WORK REQUIRED
Write out the material exactly, leaving every picture behind.
━━━━━ ITEMS
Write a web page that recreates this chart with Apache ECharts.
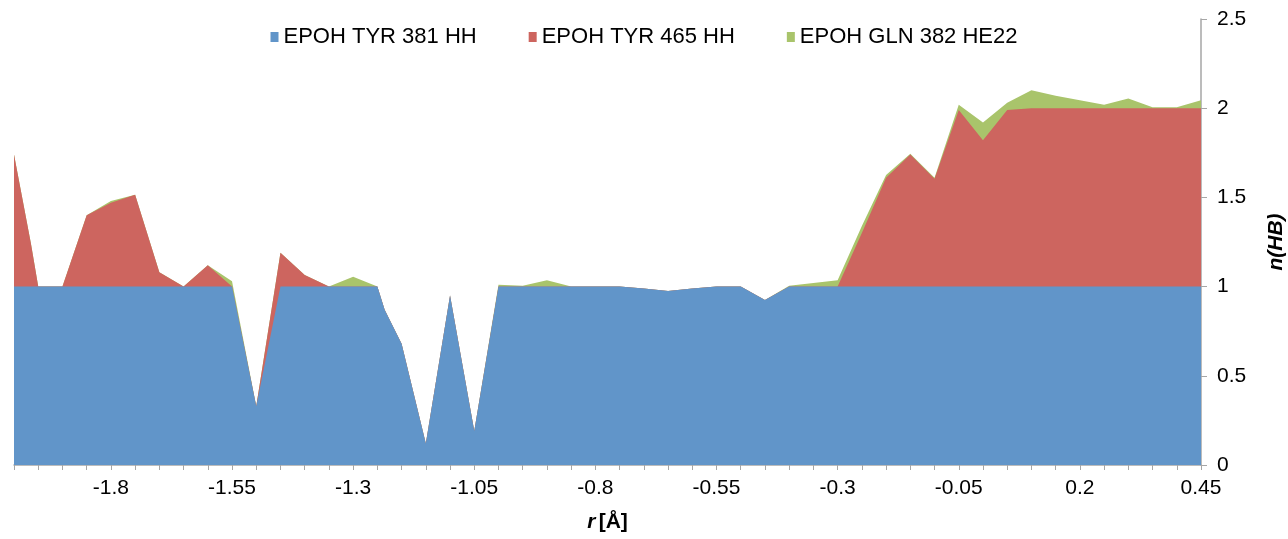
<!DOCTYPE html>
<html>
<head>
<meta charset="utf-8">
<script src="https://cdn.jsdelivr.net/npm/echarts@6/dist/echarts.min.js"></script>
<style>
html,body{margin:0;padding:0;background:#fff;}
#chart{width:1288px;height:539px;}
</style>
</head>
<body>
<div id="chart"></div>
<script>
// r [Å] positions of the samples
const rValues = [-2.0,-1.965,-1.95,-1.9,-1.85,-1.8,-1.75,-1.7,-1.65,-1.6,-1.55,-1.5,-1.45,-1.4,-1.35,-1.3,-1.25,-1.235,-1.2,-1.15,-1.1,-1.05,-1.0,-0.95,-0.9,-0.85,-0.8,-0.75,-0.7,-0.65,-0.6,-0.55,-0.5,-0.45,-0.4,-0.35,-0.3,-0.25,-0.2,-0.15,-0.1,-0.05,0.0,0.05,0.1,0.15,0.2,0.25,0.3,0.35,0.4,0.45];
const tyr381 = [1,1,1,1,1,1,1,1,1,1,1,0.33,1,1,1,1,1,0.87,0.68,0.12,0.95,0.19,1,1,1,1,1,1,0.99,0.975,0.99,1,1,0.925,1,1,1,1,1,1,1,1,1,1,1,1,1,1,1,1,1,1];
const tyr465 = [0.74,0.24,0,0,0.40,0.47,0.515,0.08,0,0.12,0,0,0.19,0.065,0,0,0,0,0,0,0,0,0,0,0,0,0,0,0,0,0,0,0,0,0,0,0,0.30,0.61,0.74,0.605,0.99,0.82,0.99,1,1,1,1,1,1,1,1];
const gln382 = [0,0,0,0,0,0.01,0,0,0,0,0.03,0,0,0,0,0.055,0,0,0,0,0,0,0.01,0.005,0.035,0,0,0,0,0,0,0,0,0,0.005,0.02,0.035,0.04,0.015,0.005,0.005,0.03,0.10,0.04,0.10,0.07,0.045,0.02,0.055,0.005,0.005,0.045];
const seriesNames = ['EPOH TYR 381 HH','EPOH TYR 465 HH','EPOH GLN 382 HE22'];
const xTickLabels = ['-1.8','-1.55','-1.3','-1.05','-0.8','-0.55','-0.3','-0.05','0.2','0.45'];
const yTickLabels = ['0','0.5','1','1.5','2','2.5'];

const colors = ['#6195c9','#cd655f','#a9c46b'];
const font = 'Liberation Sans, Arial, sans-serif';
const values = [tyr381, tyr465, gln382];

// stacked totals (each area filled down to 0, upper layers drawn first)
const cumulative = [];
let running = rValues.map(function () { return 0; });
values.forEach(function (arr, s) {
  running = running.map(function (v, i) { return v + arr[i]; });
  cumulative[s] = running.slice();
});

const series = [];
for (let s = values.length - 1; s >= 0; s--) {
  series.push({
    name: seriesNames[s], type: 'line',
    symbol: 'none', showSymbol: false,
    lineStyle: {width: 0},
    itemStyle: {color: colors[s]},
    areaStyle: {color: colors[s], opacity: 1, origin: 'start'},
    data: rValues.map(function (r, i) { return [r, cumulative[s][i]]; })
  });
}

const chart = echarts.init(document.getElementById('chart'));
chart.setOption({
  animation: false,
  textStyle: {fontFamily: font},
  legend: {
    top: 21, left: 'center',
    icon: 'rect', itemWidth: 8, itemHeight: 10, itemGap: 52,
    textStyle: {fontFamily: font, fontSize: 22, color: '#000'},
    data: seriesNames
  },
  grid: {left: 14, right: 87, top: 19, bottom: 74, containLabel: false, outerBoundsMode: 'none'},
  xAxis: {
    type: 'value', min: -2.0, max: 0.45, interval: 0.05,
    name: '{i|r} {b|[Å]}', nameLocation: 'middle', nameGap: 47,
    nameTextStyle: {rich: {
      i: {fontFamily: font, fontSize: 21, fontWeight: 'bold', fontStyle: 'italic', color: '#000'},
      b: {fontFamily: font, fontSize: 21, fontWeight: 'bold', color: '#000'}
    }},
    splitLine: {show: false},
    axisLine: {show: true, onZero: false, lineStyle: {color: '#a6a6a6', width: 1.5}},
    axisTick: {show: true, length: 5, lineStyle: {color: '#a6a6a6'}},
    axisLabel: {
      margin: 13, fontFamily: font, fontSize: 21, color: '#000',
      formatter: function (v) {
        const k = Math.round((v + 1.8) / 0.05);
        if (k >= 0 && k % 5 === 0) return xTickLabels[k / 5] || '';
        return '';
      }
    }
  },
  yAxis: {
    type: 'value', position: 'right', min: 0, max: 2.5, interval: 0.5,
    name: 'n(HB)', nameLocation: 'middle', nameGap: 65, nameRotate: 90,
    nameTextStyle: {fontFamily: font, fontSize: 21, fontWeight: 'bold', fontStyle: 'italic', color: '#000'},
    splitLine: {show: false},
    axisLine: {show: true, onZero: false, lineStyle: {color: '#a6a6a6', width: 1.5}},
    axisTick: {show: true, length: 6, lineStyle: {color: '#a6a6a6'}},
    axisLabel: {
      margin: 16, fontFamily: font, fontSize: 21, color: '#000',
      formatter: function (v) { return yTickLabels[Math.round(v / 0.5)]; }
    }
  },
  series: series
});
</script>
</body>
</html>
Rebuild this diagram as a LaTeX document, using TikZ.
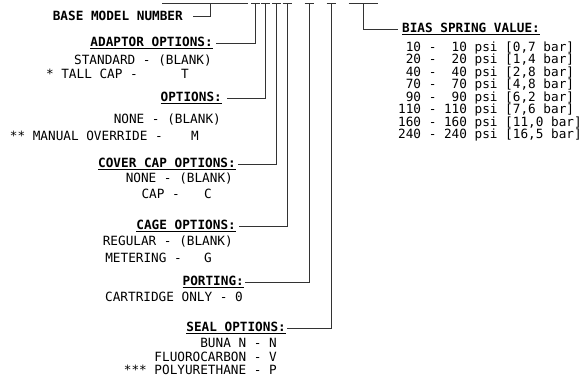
━━━━━━━━━━
SOLVED EXERCISE
Write a web page that recreates this chart with Apache ECharts.
<!DOCTYPE html>
<html>
<head>
<meta charset="utf-8">
<script src="https://cdn.jsdelivr.net/npm/echarts@6/dist/echarts.min.js"></script>
<style>
html,body{margin:0;padding:0;background:#fff;}
#chart{width:1288px;height:539px;}
</style>
</head>
<body>
<div id="chart"></div>
<script>
// r [Å] positions of the samples
const rValues = [-2.0,-1.965,-1.95,-1.9,-1.85,-1.8,-1.75,-1.7,-1.65,-1.6,-1.55,-1.5,-1.45,-1.4,-1.35,-1.3,-1.25,-1.235,-1.2,-1.15,-1.1,-1.05,-1.0,-0.95,-0.9,-0.85,-0.8,-0.75,-0.7,-0.65,-0.6,-0.55,-0.5,-0.45,-0.4,-0.35,-0.3,-0.25,-0.2,-0.15,-0.1,-0.05,0.0,0.05,0.1,0.15,0.2,0.25,0.3,0.35,0.4,0.45];
const tyr381 = [1,1,1,1,1,1,1,1,1,1,1,0.33,1,1,1,1,1,0.87,0.68,0.12,0.95,0.19,1,1,1,1,1,1,0.99,0.975,0.99,1,1,0.925,1,1,1,1,1,1,1,1,1,1,1,1,1,1,1,1,1,1];
const tyr465 = [0.74,0.24,0,0,0.40,0.47,0.515,0.08,0,0.12,0,0,0.19,0.065,0,0,0,0,0,0,0,0,0,0,0,0,0,0,0,0,0,0,0,0,0,0,0,0.30,0.61,0.74,0.605,0.99,0.82,0.99,1,1,1,1,1,1,1,1];
const gln382 = [0,0,0,0,0,0.01,0,0,0,0,0.03,0,0,0,0,0.055,0,0,0,0,0,0,0.01,0.005,0.035,0,0,0,0,0,0,0,0,0,0.005,0.02,0.035,0.04,0.015,0.005,0.005,0.03,0.10,0.04,0.10,0.07,0.045,0.02,0.055,0.005,0.005,0.045];
const seriesNames = ['EPOH TYR 381 HH','EPOH TYR 465 HH','EPOH GLN 382 HE22'];
const xTickLabels = ['-1.8','-1.55','-1.3','-1.05','-0.8','-0.55','-0.3','-0.05','0.2','0.45'];
const yTickLabels = ['0','0.5','1','1.5','2','2.5'];

const colors = ['#6195c9','#cd655f','#a9c46b'];
const font = 'Liberation Sans, Arial, sans-serif';
const values = [tyr381, tyr465, gln382];

// stacked totals (each area filled down to 0, upper layers drawn first)
const cumulative = [];
let running = rValues.map(function () { return 0; });
values.forEach(function (arr, s) {
  running = running.map(function (v, i) { return v + arr[i]; });
  cumulative[s] = running.slice();
});

const series = [];
for (let s = values.length - 1; s >= 0; s--) {
  series.push({
    name: seriesNames[s], type: 'line',
    symbol: 'none', showSymbol: false,
    lineStyle: {width: 0},
    itemStyle: {color: colors[s]},
    areaStyle: {color: colors[s], opacity: 1, origin: 'start'},
    data: rValues.map(function (r, i) { return [r, cumulative[s][i]]; })
  });
}

const chart = echarts.init(document.getElementById('chart'));
chart.setOption({
  animation: false,
  textStyle: {fontFamily: font},
  legend: {
    top: 21, left: 'center',
    icon: 'rect', itemWidth: 8, itemHeight: 10, itemGap: 52,
    textStyle: {fontFamily: font, fontSize: 22, color: '#000'},
    data: seriesNames
  },
  grid: {left: 14, right: 87, top: 19, bottom: 74, containLabel: false, outerBoundsMode: 'none'},
  xAxis: {
    type: 'value', min: -2.0, max: 0.45, interval: 0.05,
    name: '{i|r} {b|[Å]}', nameLocation: 'middle', nameGap: 47,
    nameTextStyle: {rich: {
      i: {fontFamily: font, fontSize: 21, fontWeight: 'bold', fontStyle: 'italic', color: '#000'},
      b: {fontFamily: font, fontSize: 21, fontWeight: 'bold', color: '#000'}
    }},
    splitLine: {show: false},
    axisLine: {show: true, onZero: false, lineStyle: {color: '#a6a6a6', width: 1.5}},
    axisTick: {show: true, length: 5, lineStyle: {color: '#a6a6a6'}},
    axisLabel: {
      margin: 13, fontFamily: font, fontSize: 21, color: '#000',
      formatter: function (v) {
        const k = Math.round((v + 1.8) / 0.05);
        if (k >= 0 && k % 5 === 0) return xTickLabels[k / 5] || '';
        return '';
      }
    }
  },
  yAxis: {
    type: 'value', position: 'right', min: 0, max: 2.5, interval: 0.5,
    name: 'n(HB)', nameLocation: 'middle', nameGap: 65, nameRotate: 90,
    nameTextStyle: {fontFamily: font, fontSize: 21, fontWeight: 'bold', fontStyle: 'italic', color: '#000'},
    splitLine: {show: false},
    axisLine: {show: true, onZero: false, lineStyle: {color: '#a6a6a6', width: 1.5}},
    axisTick: {show: true, length: 6, lineStyle: {color: '#a6a6a6'}},
    axisLabel: {
      margin: 16, fontFamily: font, fontSize: 21, color: '#000',
      formatter: function (v) { return yTickLabels[Math.round(v / 0.5)]; }
    }
  },
  series: series
});
</script>
</body>
</html>
Rebuild this diagram as a LaTeX document, using TikZ.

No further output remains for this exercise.